On the canvas of national history, 7 November remains a blot on the nation's conscience. It was a day when Col. Abu Taher and his Ganobahini, along with elements of the Jatiyo Samajtantrik Dal, inflicted a bad wound on the collective national conscience through installing Zia in power. They chose to support the wrong man. It did not occur to Taher to throw his weight behind Khaled Musharraf, who had clearly been waging a battle for a restoration of the chain of command in the army that had been disrupted by the violent coup of 15 August. Taher paid the price for his blunder less than a year later. And the JSD was effectively emasculated by a shrewd Zia. It was never to recover in terms of political health.

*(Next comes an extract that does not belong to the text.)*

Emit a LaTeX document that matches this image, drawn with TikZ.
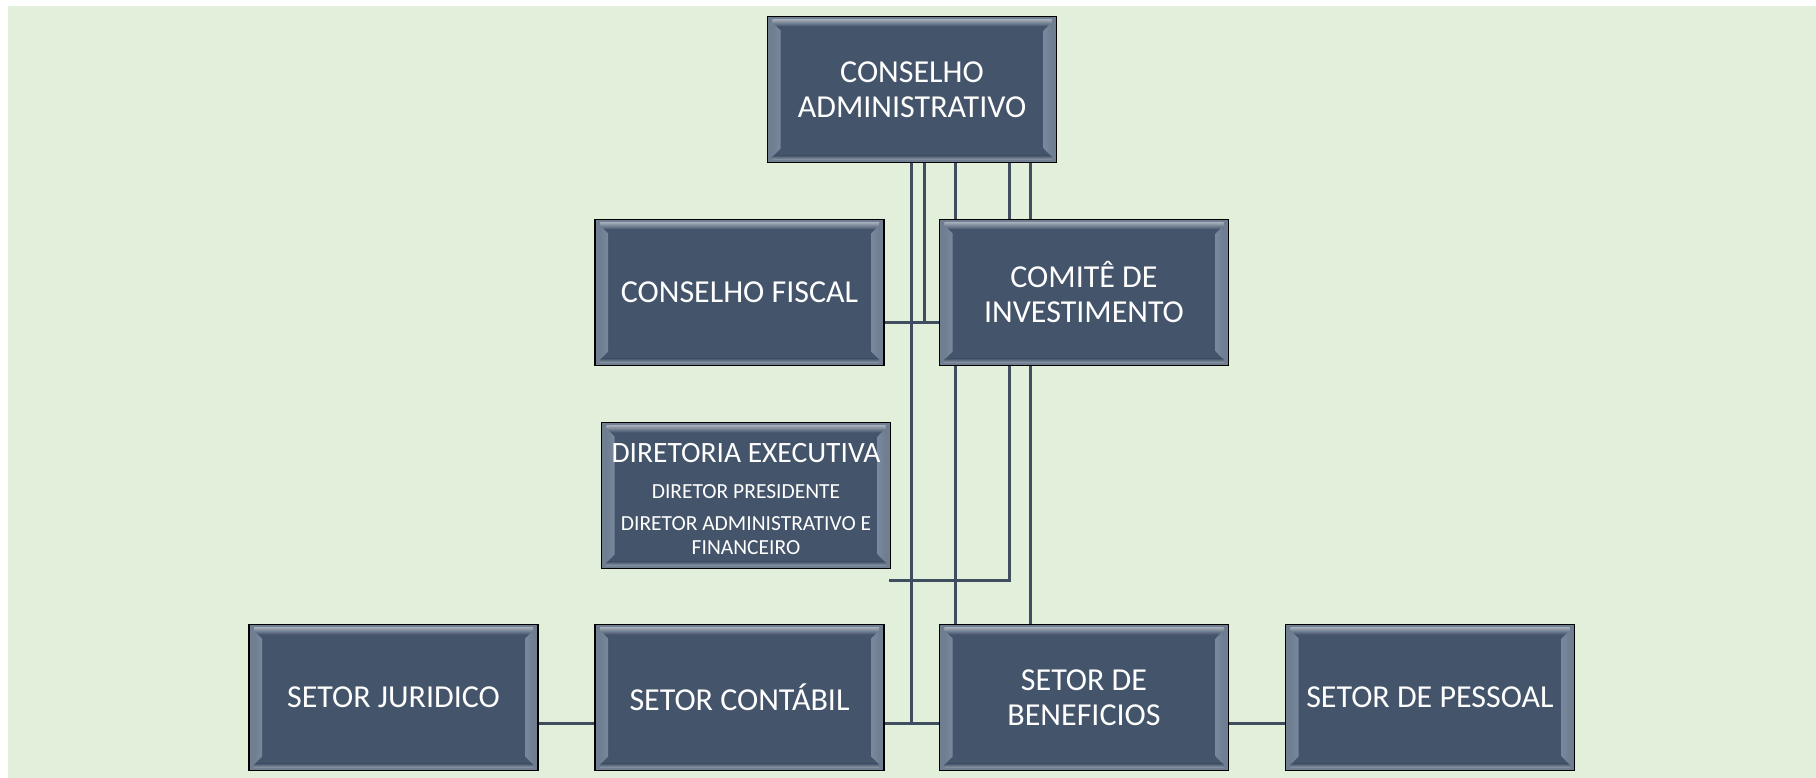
\documentclass[tikz,border=0pt]{standalone}
\usepackage{fontspec}
\setmainfont{Carlito}
\usetikzlibrary{backgrounds}

\begin{document}
\begin{tikzpicture}[x=1pt,y=-1pt,
  orgbox/.style={draw=black,line width=1.4pt,fill=boxfill,text=white,
    minimum width=289pt,minimum height=146pt,inner sep=0pt,align=center,
    font=\fontsize{32}{35}\selectfont,
    path picture={
      \coordinate (nw) at (path picture bounding box.north west);
      \coordinate (ne) at (path picture bounding box.north east);
      \coordinate (sw) at (path picture bounding box.south west);
      \coordinate (se) at (path picture bounding box.south east);
      \fill[bevelband] (nw) rectangle (se);
      \shade[top color=bevelband!65!white,bottom color=boxfill] ([xshift=5pt,yshift=-3pt]nw) rectangle ([xshift=-5pt,yshift=-10pt]ne);
      \fill[boxfill] ([xshift=6pt,yshift=-10pt]nw) rectangle ([xshift=-6pt,yshift=7pt]se);
      \shade[top color=boxfill,bottom color=bevelband!80!white] ([xshift=5pt,yshift=7pt]sw) rectangle ([xshift=-5pt,yshift=3pt]se);
      \shade[left color=bevelband,middle color=bevellight,right color=boxfill!60!bevellight] ([xshift=5pt,yshift=-6pt]nw) -- ([xshift=13pt,yshift=-14pt]nw) -- ([xshift=13pt,yshift=14pt]sw) -- ([xshift=5pt,yshift=6pt]sw) -- cycle;
      \shade[left color=boxfill!60!bevellight,middle color=bevellight,right color=bevelband] ([xshift=-5pt,yshift=-6pt]ne) -- ([xshift=-13pt,yshift=-14pt]ne) -- ([xshift=-13pt,yshift=14pt]se) -- ([xshift=-5pt,yshift=6pt]se) -- cycle;
    }},
  conn/.style={draw=linecol,line width=3pt}]
% Define chart colours
\definecolor{bggreen}{RGB}{226,239,218}
\definecolor{boxfill}{RGB}{68,84,106}
\definecolor{bevelband}{RGB}{112,126,145}
\definecolor{bevellight}{RGB}{200,214,236}
\definecolor{linecol}{RGB}{63,77,95}

\useasboundingbox (0,0) rectangle (1816,778);

% Draw page background
\begin{pgfonlayer}{background}
\fill[white] (0,0) rectangle (1816,778);
\fill[bggreen] (8,6) rectangle (1816,778);
\end{pgfonlayer}

% Draw boards
\node[orgbox] (ca) at (912,89.5) {CONSELHO\\ADMINISTRATIVO};
\node[orgbox] (cf) at (739.5,292.5) {CONSELHO FISCAL};
\node[orgbox] (ci) at (1084,292.5) {COMITÊ DE\\INVESTIMENTO};
\node[orgbox,text width=287pt,align=flush center,font=\fontsize{21.5}{24}\selectfont] (de) at (746,495.5)
  {\rule{0pt}{26pt}{\fontsize{29.5}{34}\selectfont DIRETORIA EXECUTIVA}\\[12pt]DIRETOR PRESIDENTE\\[8pt]DIRETOR ADMINISTRATIVO E\\FINANCEIRO};

% Draw sectors
\node[orgbox] (sj) at (393.5,697.5) {SETOR JURIDICO};
\node[orgbox] (sc) at (739.5,697.5) {SETOR CONTÁBIL};
\node[orgbox] (sb) at (1084,697.5) {SETOR DE\\BENEFICIOS};
\node[orgbox] (sp) at (1430,697.5) {SETOR DE PESSOAL};

% Draw connectors behind the boxes
\begin{pgfonlayer}{background}
\coordinate (ca1) at ([xshift=-1pt]ca.south);
\coordinate (ca2) at ([xshift=12pt]ca.south);
\coordinate (ca3) at ([xshift=43pt]ca.south);
\coordinate (ca4) at ([xshift=97pt]ca.south);
\coordinate (ca5) at ([xshift=118pt]ca.south);
\coordinate (deend) at ([xshift=-2pt,yshift=-11pt]de.south east);
\draw[conn] (ca1) |- ([yshift=-26pt]sc.east);
\draw[conn] (ca1) |- ([yshift=-26pt]sb.west);
\draw[conn] (ca2) |- ([yshift=-30pt]cf.east);
\draw[conn] (ca2) |- ([yshift=-30pt]ci.west);
\draw[conn] (ca3) -- (ca3 |- sb.north);
\draw[conn] (ca4) |- (deend);
\draw[conn] (ca5) -- (ca5 |- sb.north);
\draw[conn] ([yshift=-26pt]sj.east) -- ([yshift=-26pt]sc.west);
\draw[conn] ([yshift=-26pt]sb.east) -- ([yshift=-26pt]sp.west);
\end{pgfonlayer}
\end{tikzpicture}
\end{document}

The curse of military rule, a legacy carried over from Pakistan, had descended on Bangladesh.
The dark deeds perpetrated on 7 November would have their ramifications, on that day and in subsequent years. Zia used his illegitimate authority to prise the principles of secularism and socialism out of the Constitution. He encouraged the expatriate air force officer MG Tawab, a rabid Islamist, to organize a 'seerat' conference in the capital. It was a gathering of bigots that was symbolic of a repudiation of the State as it had been established in 1971, for it demonstrated a clear veering away from secularism and towards a subtle restoration of the notorious two-nation theory of the Muslim League as propounded in the 1940s.
The viciousness of 7 November 1975 pushed the country into deeper levels of darkness. On 7 November 1975, it was infamy the nation lived through. In essence, it was the first step in the distortion of history. It was a day which inaugurated the process of a mutation of the State into little pockets of tribalism.
On 7 November 1975, all our good men lay dead. In the fast gathering gloom, denizens of the dark engaged in bacchanalian celebrations of unbridled evil.
We yet carry the scars. They have not healed.